• [DIRECTIVE] Work through the data below and give the number of lines holding "draw", nothing more.

• [DATA]
= = = = = = =

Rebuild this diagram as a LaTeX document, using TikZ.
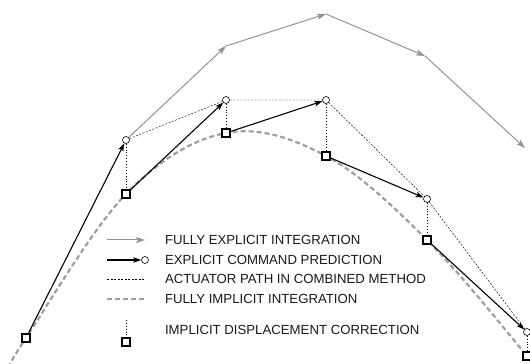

= = = = = = =

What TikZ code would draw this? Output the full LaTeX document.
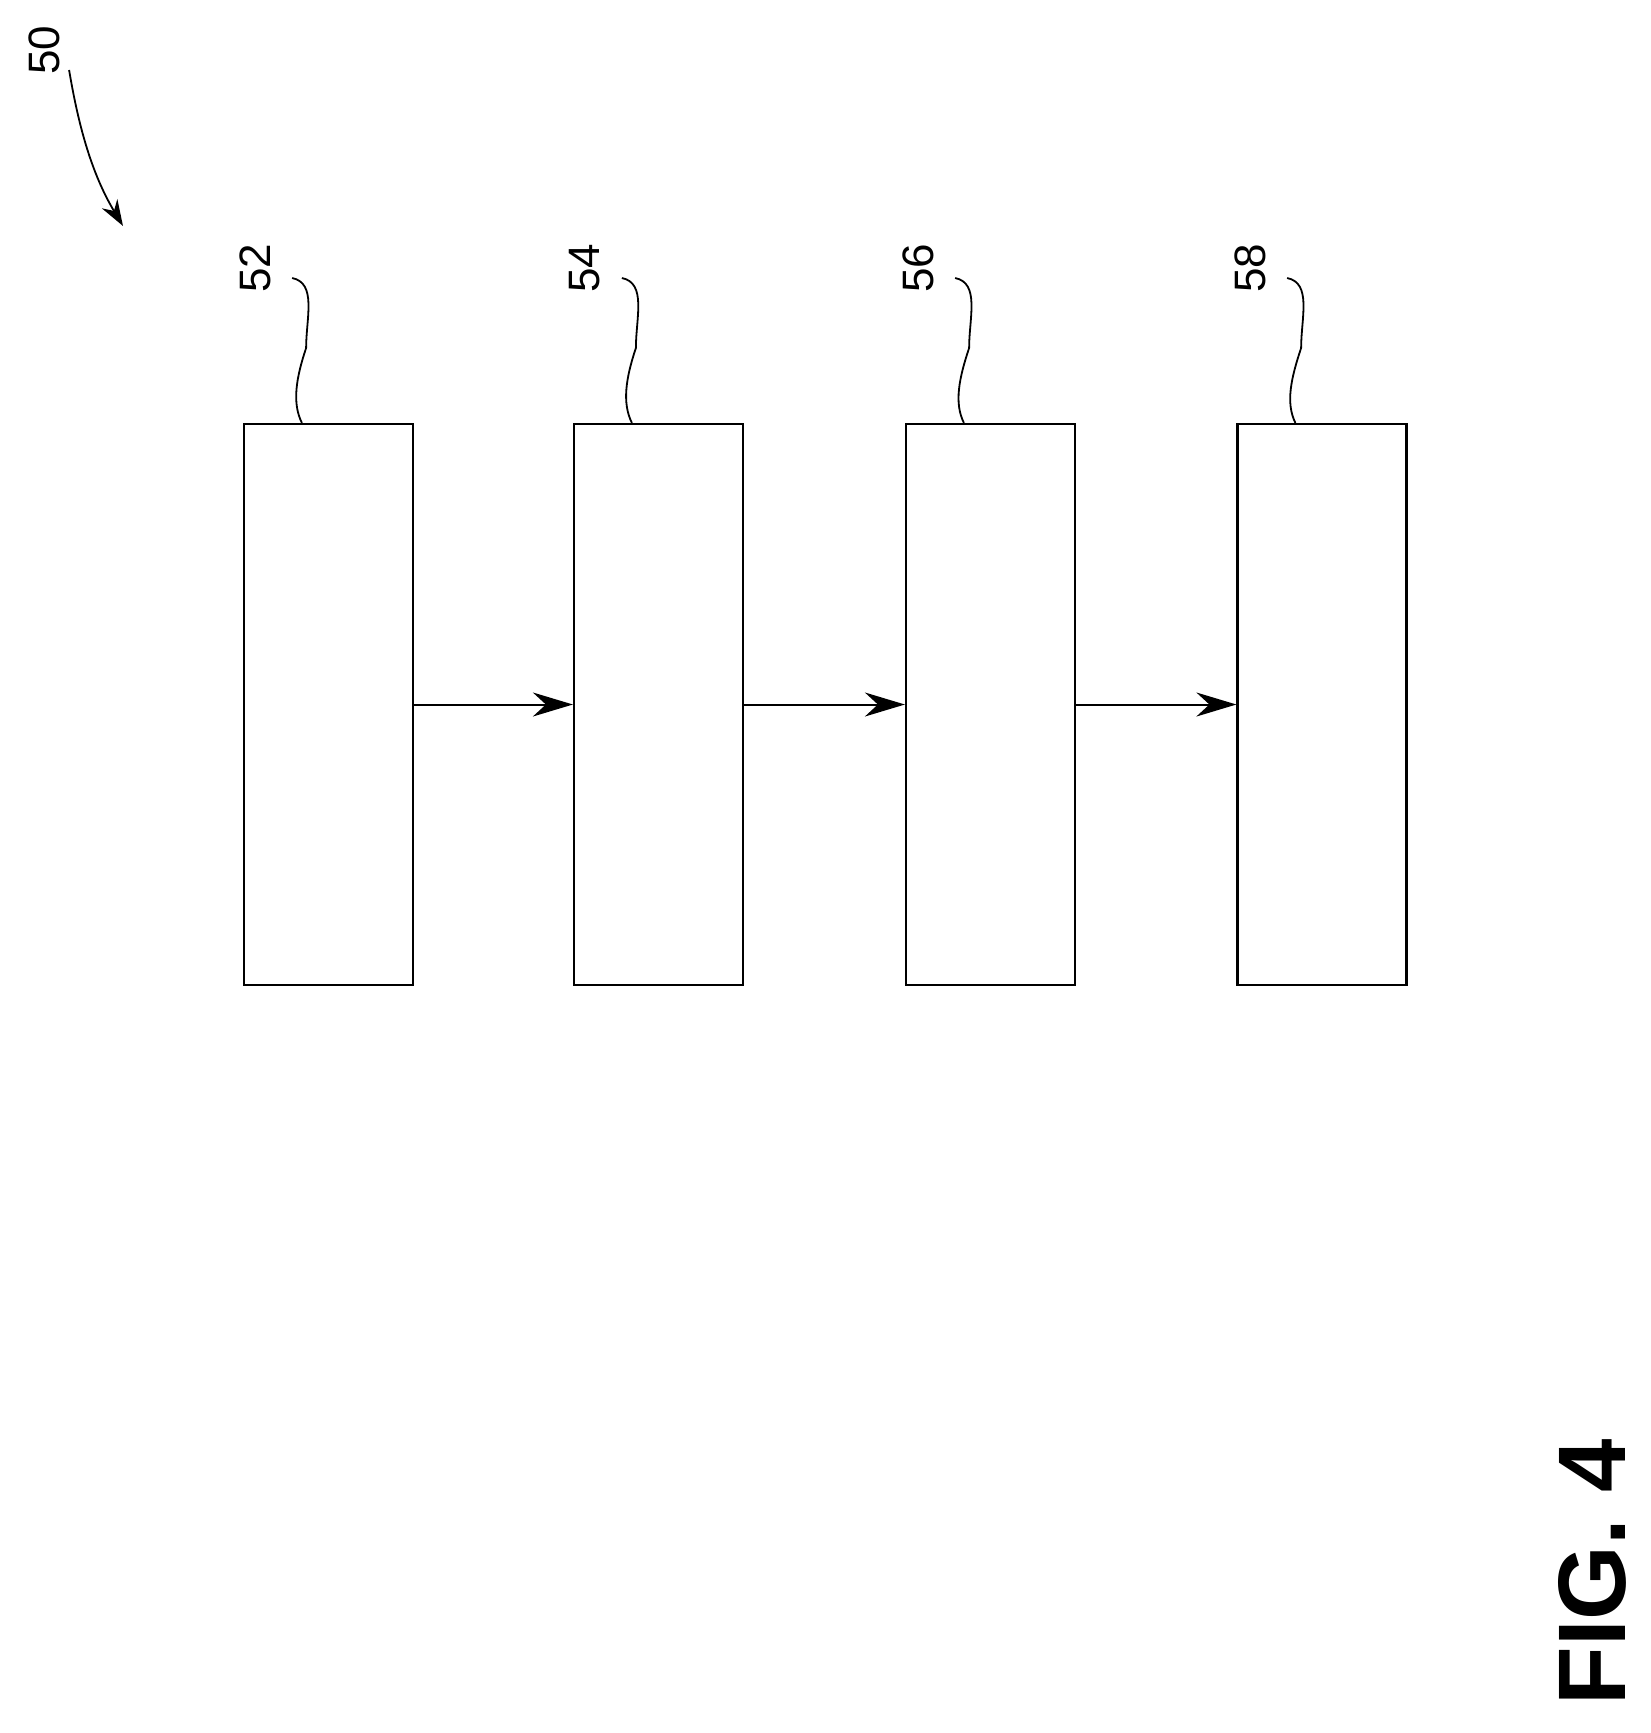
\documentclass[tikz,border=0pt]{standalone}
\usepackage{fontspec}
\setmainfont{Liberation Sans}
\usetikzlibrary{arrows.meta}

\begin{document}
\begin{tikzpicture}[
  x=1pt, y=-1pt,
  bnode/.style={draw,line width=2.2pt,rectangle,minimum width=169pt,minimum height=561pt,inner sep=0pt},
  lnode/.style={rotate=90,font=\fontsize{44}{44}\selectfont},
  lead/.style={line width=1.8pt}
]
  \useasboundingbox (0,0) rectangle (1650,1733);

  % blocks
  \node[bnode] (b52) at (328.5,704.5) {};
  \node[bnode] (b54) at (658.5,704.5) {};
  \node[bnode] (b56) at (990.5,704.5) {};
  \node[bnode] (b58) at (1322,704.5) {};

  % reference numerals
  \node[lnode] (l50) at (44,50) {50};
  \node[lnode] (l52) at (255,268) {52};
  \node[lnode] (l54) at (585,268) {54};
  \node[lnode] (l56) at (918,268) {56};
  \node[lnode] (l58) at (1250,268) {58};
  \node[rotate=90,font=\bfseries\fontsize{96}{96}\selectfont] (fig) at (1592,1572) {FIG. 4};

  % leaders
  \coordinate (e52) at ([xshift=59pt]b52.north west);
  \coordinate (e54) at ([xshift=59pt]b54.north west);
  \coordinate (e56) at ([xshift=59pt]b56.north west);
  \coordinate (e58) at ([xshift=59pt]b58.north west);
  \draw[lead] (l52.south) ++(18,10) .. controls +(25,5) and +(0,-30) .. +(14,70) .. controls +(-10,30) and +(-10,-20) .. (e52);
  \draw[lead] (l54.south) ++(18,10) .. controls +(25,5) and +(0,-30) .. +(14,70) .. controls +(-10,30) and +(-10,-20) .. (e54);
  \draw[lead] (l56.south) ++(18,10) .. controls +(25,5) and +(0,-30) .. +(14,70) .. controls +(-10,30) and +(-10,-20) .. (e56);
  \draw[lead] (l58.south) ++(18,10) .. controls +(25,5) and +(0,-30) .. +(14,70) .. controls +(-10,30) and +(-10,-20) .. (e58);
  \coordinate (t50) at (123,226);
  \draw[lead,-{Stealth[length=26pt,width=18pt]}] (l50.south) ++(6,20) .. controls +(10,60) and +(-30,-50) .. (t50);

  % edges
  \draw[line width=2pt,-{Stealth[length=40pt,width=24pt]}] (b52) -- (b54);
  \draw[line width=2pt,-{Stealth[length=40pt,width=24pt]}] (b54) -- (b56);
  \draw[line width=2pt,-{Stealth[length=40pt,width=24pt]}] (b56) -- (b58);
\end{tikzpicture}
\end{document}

= = = = = = =

• [CORRECT ANSWER] 10